TASK REQUIREMENTS: All lines from the top of the records below through the line holding "ax.text(511, top +", and only those, should be printed exactly, minus the pictures.

RAW RECORDS:

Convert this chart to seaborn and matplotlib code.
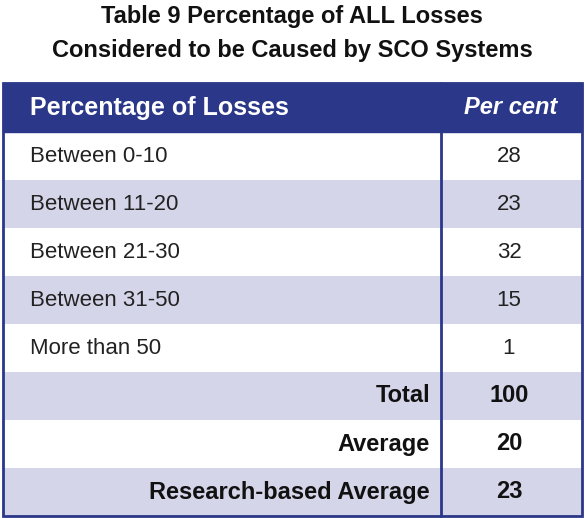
import matplotlib
matplotlib.use("Agg")
import matplotlib.pyplot as plt
import seaborn as sns
from matplotlib.patches import Rectangle

sns.set_style("white")
plt.rcParams['font.family'] = ['Liberation Sans', 'DejaVu Sans']

title = ["Table 9 Percentage of ALL Losses", "Considered to be Caused by SCO Systems"]
header = ["Percentage of Losses", "Per cent"]
categories = ["Between 0-10", "Between 11-20", "Between 21-30", "Between 31-50", "More than 50"]
values = [28, 23, 32, 15, 1]
summary_labels = ["Total", "Average", "Research-based Average"]
summary_values = [100, 20, 23]

navy = "#2b3788"
lav = "#d5d5ea"

fig = plt.figure(figsize=(5.85, 5.18), dpi=100)
ax = fig.add_axes([0, 0, 1, 1])
ax.set_xlim(0, 585)
ax.set_ylim(518, 0)
ax.axis("off")

ax.text(292, 16, title[0], ha="center", va="center", fontsize=17, fontweight="bold", color="#111")
ax.text(292, 50, title[1], ha="center", va="center", fontsize=17, fontweight="bold", color="#111")

x0, x1, xd = 3, 582, 441
top, hh, rh = 83, 49, 48
ax.add_patch(Rectangle((x0, top), x1 - x0, hh, color=navy))
ax.text(30, top + hh / 2, header[0], ha="left", va="center", fontsize=18, fontweight="bold", color="white")
ax.text(511, top + hh / 2, header[1], ha="center", va="center", fontsize=17, fontweight="bold", style="italic", color="white")

rows = [(c, str(v), False) for c, v in zip(categories, values)] + \
       [(c, str(v), True) for c, v in zip(summary_labels, summary_values)]
shade = [False, True, False, True, False, True, False, True]
for i, (lab, val, bold) in enumerate(rows):
    y = top + hh + i * rh
    if shade[i]:
        ax.add_patch(Rectangle((x0, y), x1 - x0, rh, color=lav, lw=0))
    yc = y + rh / 2
    if bold:
        ax.text(430, yc, lab, ha="right", va="center", fontsize=17, fontweight="bold", color="#111")
        ax.text(509, yc, val, ha="center", va="center", fontsize=17, fontweight="bold", color="#111")
    else:
        ax.text(30, yc, lab, ha="left", va="center", fontsize=16, color="#222")
        ax.text(509, yc, val, ha="center", va="center", fontsize=16, color="#222")

bottom = top + hh + len(rows) * rh
ax.plot([xd, xd], [top, bottom], color=navy, lw=2)
ax.add_patch(Rectangle((x0, top), x1 - x0, bottom - top, fill=False, ec=navy, lw=2))

fig.savefig("out.png", dpi=100)
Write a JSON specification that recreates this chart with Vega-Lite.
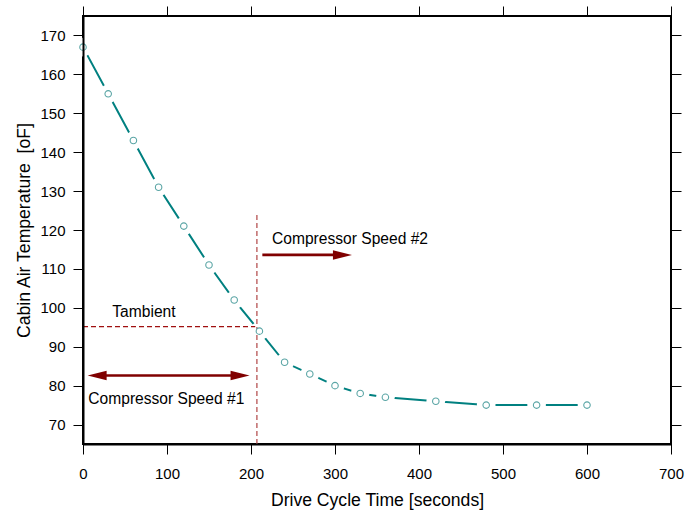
{
  "$schema": "https://vega.github.io/schema/vega-lite/v6.json",
  "width": 588,
  "height": 428,
  "autosize": {"type": "none"},
  "padding": {"left": 83, "top": 16, "right": 15, "bottom": 68},
  "background": "white",
  "config": {
    "view": {"stroke": "black", "strokeWidth": 2},
    "font": "Liberation Sans"
  },
  "datasets": {
    "temps": [
      {"t": 0, "temp": 167}, {"t": 30, "temp": 155}, {"t": 60, "temp": 143},
      {"t": 90, "temp": 131}, {"t": 120, "temp": 121}, {"t": 150, "temp": 111},
      {"t": 180, "temp": 102}, {"t": 210, "temp": 94}, {"t": 240, "temp": 86},
      {"t": 270, "temp": 83}, {"t": 300, "temp": 80}, {"t": 330, "temp": 78},
      {"t": 360, "temp": 77}, {"t": 420, "temp": 76}, {"t": 480, "temp": 75},
      {"t": 540, "temp": 75}, {"t": 600, "temp": 75}
    ],
    "vlines": [{"x": 207, "y": 65, "y2": 124.4}],
    "hlines": [{"x": 0, "x2": 205, "y": 95.15}],
    "shafts": [{"x": 20, "x2": 184, "y": 82.6}, {"x": 213.5, "x2": 300, "y": 113.6}],
    "headsLeft": [{"x": 5.5, "y": 82.6}],
    "headsRight": [{"x": 198.3, "y": 82.6}, {"x": 320.2, "y": 113.6}],
    "labels": [
      {"x": 34.9, "y": 98.8, "text": "Tambient"},
      {"x": 6.3, "y": 76.6, "text": "Compressor Speed #1"},
      {"x": 225, "y": 117.8, "text": "Compressor Speed #2"}
    ]
  },
  "resolve": {"axis": {"x": "independent", "y": "independent"}},
  "layer": [
    {
      "data": {"name": "temps"},
      "mark": {"type": "line", "color": "#008080", "strokeWidth": 2, "interpolate": "linear"},
      "encoding": {
        "x": {
          "field": "t", "type": "quantitative",
          "scale": {"domain": [0, 700], "nice": false, "zero": false},
          "axis": {
            "orient": "bottom", "title": "Drive Cycle Time [seconds]",
            "values": [0, 100, 200, 300, 400, 500, 600, 700],
            "grid": false, "tickSize": 10, "tickColor": "black", "tickWidth": 1,
            "domainColor": "black", "domainWidth": 2,
            "labelFontSize": 15, "labelColor": "black", "labelPadding": 12,
            "labelFlush": false, "labelOverlap": false,
            "titleFontSize": 17.6, "titleFontWeight": "normal", "titleColor": "black",
            "titlePadding": 10, "zindex": 1
          }
        },
        "y": {
          "field": "temp", "type": "quantitative",
          "scale": {"domain": [65, 175], "nice": false, "zero": false},
          "axis": {
            "orient": "left", "title": "Cabin Air Temperature \u00a0[oF]",
            "values": [70, 80, 90, 100, 110, 120, 130, 140, 150, 160, 170],
            "grid": false, "tickSize": 10, "tickColor": "black", "tickWidth": 1,
            "domainColor": "black", "domainWidth": 2,
            "labelFontSize": 15, "labelColor": "black", "labelPadding": 8,
            "labelOverlap": false,
            "titleFontSize": 17.6, "titleFontWeight": "normal", "titleColor": "black",
            "titlePadding": 6, "zindex": 1
          }
        }
      }
    },
    {
      "data": {"name": "temps"},
      "mark": {"type": "point", "shape": "circle", "filled": true, "color": "white", "size": 350, "opacity": 1},
      "encoding": {
        "x": {
          "field": "t", "type": "quantitative",
          "scale": {"domain": [0, 700], "nice": false, "zero": false},
          "axis": {
            "orient": "top", "title": null, "labels": false, "domain": false,
            "values": [0, 100, 200, 300, 400, 500, 600, 700],
            "grid": false, "tickSize": 10, "tickColor": "black", "tickWidth": 1, "zindex": 1
          }
        },
        "y": {
          "field": "temp", "type": "quantitative",
          "scale": {"domain": [65, 175], "nice": false, "zero": false},
          "axis": {
            "orient": "right", "title": null, "labels": false, "domain": false,
            "values": [70, 80, 90, 100, 110, 120, 130, 140, 150, 160, 170],
            "grid": false, "tickSize": 10, "tickColor": "black", "tickWidth": 1, "zindex": 1
          }
        }
      }
    },
    {
      "data": {"name": "vlines"},
      "mark": {"type": "rule", "color": "#c06a6a", "strokeWidth": 1.5, "strokeDash": [5, 3]},
      "encoding": {
        "x": {"field": "x", "type": "quantitative", "scale": {"domain": [0, 700], "nice": false, "zero": false}, "axis": null},
        "y": {"field": "y", "type": "quantitative", "scale": {"domain": [65, 175], "nice": false, "zero": false}, "axis": null},
        "y2": {"field": "y2"}
      }
    },
    {
      "data": {"name": "hlines"},
      "mark": {"type": "rule", "color": "#a01010", "strokeWidth": 1.2, "strokeDash": [5, 3]},
      "encoding": {
        "x": {"field": "x", "type": "quantitative", "scale": {"domain": [0, 700], "nice": false, "zero": false}, "axis": null},
        "x2": {"field": "x2"},
        "y": {"field": "y", "type": "quantitative", "scale": {"domain": [65, 175], "nice": false, "zero": false}, "axis": null}
      }
    },
    {
      "data": {"name": "shafts"},
      "mark": {"type": "rule", "color": "#800000", "strokeWidth": 2.6},
      "encoding": {
        "x": {"field": "x", "type": "quantitative", "scale": {"domain": [0, 700], "nice": false, "zero": false}, "axis": null},
        "x2": {"field": "x2"},
        "y": {"field": "y", "type": "quantitative", "scale": {"domain": [65, 175], "nice": false, "zero": false}, "axis": null}
      }
    },
    {
      "data": {"name": "headsLeft"},
      "mark": {"type": "point", "shape": "M0,0L2,-0.5L2,0.5Z", "filled": true, "color": "#800000", "size": 361, "opacity": 1},
      "encoding": {
        "x": {"field": "x", "type": "quantitative", "scale": {"domain": [0, 700], "nice": false, "zero": false}, "axis": null},
        "y": {"field": "y", "type": "quantitative", "scale": {"domain": [65, 175], "nice": false, "zero": false}, "axis": null}
      }
    },
    {
      "data": {"name": "headsRight"},
      "mark": {"type": "point", "shape": "M0,0L-2,-0.5L-2,0.5Z", "filled": true, "color": "#800000", "size": 361, "opacity": 1},
      "encoding": {
        "x": {"field": "x", "type": "quantitative", "scale": {"domain": [0, 700], "nice": false, "zero": false}, "axis": null},
        "y": {"field": "y", "type": "quantitative", "scale": {"domain": [65, 175], "nice": false, "zero": false}, "axis": null}
      }
    },
    {
      "data": {"name": "temps"},
      "mark": {"type": "point", "shape": "circle", "filled": false, "fill": "white", "fillOpacity": 1, "stroke": "#5aa5a5", "strokeWidth": 1.1, "size": 42, "opacity": 1},
      "encoding": {
        "x": {"field": "t", "type": "quantitative", "scale": {"domain": [0, 700], "nice": false, "zero": false}, "axis": null},
        "y": {"field": "temp", "type": "quantitative", "scale": {"domain": [65, 175], "nice": false, "zero": false}, "axis": null}
      }
    },
    {
      "data": {"name": "labels"},
      "mark": {"type": "text", "align": "left", "baseline": "middle", "fontSize": 15.6, "color": "black", "font": "Liberation Sans"},
      "encoding": {
        "x": {"field": "x", "type": "quantitative", "scale": {"domain": [0, 700], "nice": false, "zero": false}, "axis": null},
        "y": {"field": "y", "type": "quantitative", "scale": {"domain": [65, 175], "nice": false, "zero": false}, "axis": null},
        "text": {"field": "text"}
      }
    }
  ]
}
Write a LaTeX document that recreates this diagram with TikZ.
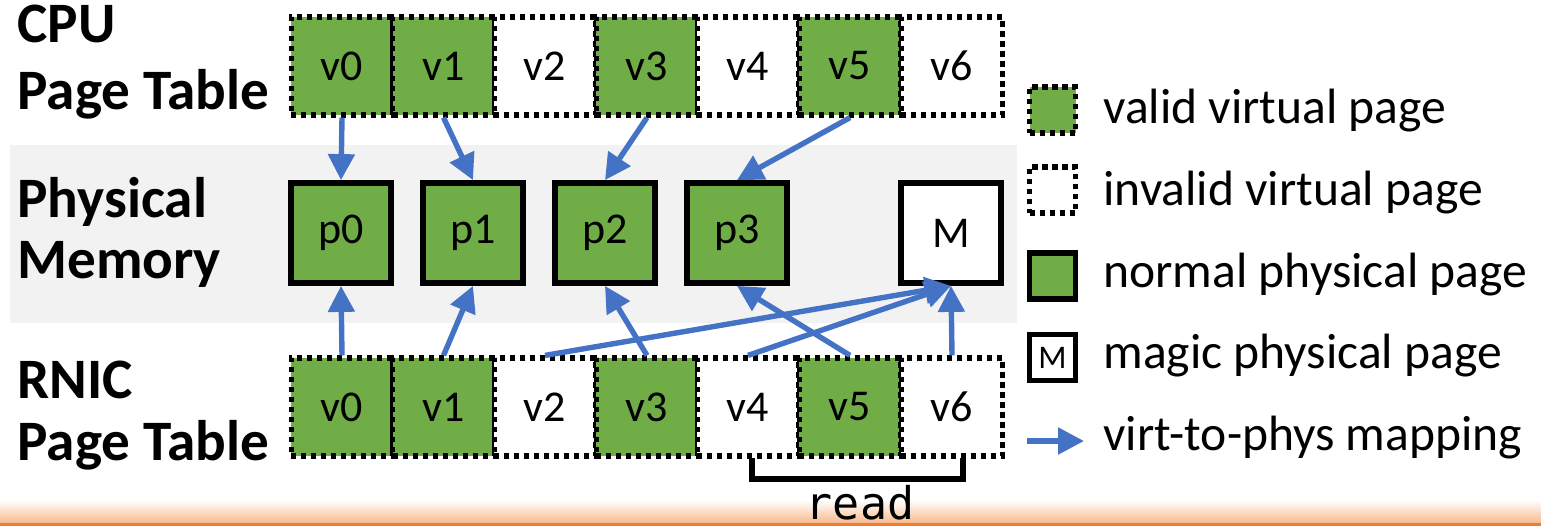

RESULT BELOW:
Convert this chart to seaborn and matplotlib code.
import matplotlib
matplotlib.use("Agg")
import matplotlib.pyplot as plt
import seaborn as sns
from matplotlib.patches import Rectangle

sns.set_style("white")
plt.rcParams['font.family'] = ['Liberation Sans', 'DejaVu Sans']

title = ["Table 9 Percentage of ALL Losses", "Considered to be Caused by SCO Systems"]
header = ["Percentage of Losses", "Per cent"]
categories = ["Between 0-10", "Between 11-20", "Between 21-30", "Between 31-50", "More than 50"]
values = [28, 23, 32, 15, 1]
summary_labels = ["Total", "Average", "Research-based Average"]
summary_values = [100, 20, 23]

navy = "#2b3788"
lav = "#d5d5ea"

fig = plt.figure(figsize=(5.85, 5.18), dpi=100)
ax = fig.add_axes([0, 0, 1, 1])
ax.set_xlim(0, 585)
ax.set_ylim(518, 0)
ax.axis("off")

ax.text(292, 16, title[0], ha="center", va="center", fontsize=17, fontweight="bold", color="#111")
ax.text(292, 50, title[1], ha="center", va="center", fontsize=17, fontweight="bold", color="#111")

x0, x1, xd = 3, 582, 441
top, hh, rh = 83, 49, 48
ax.add_patch(Rectangle((x0, top), x1 - x0, hh, color=navy))
ax.text(30, top + hh / 2, header[0], ha="left", va="center", fontsize=18, fontweight="bold", color="white")
ax.text(511, top + hh / 2, header[1], ha="center", va="center", fontsize=17, fontweight="bold", style="italic", color="white")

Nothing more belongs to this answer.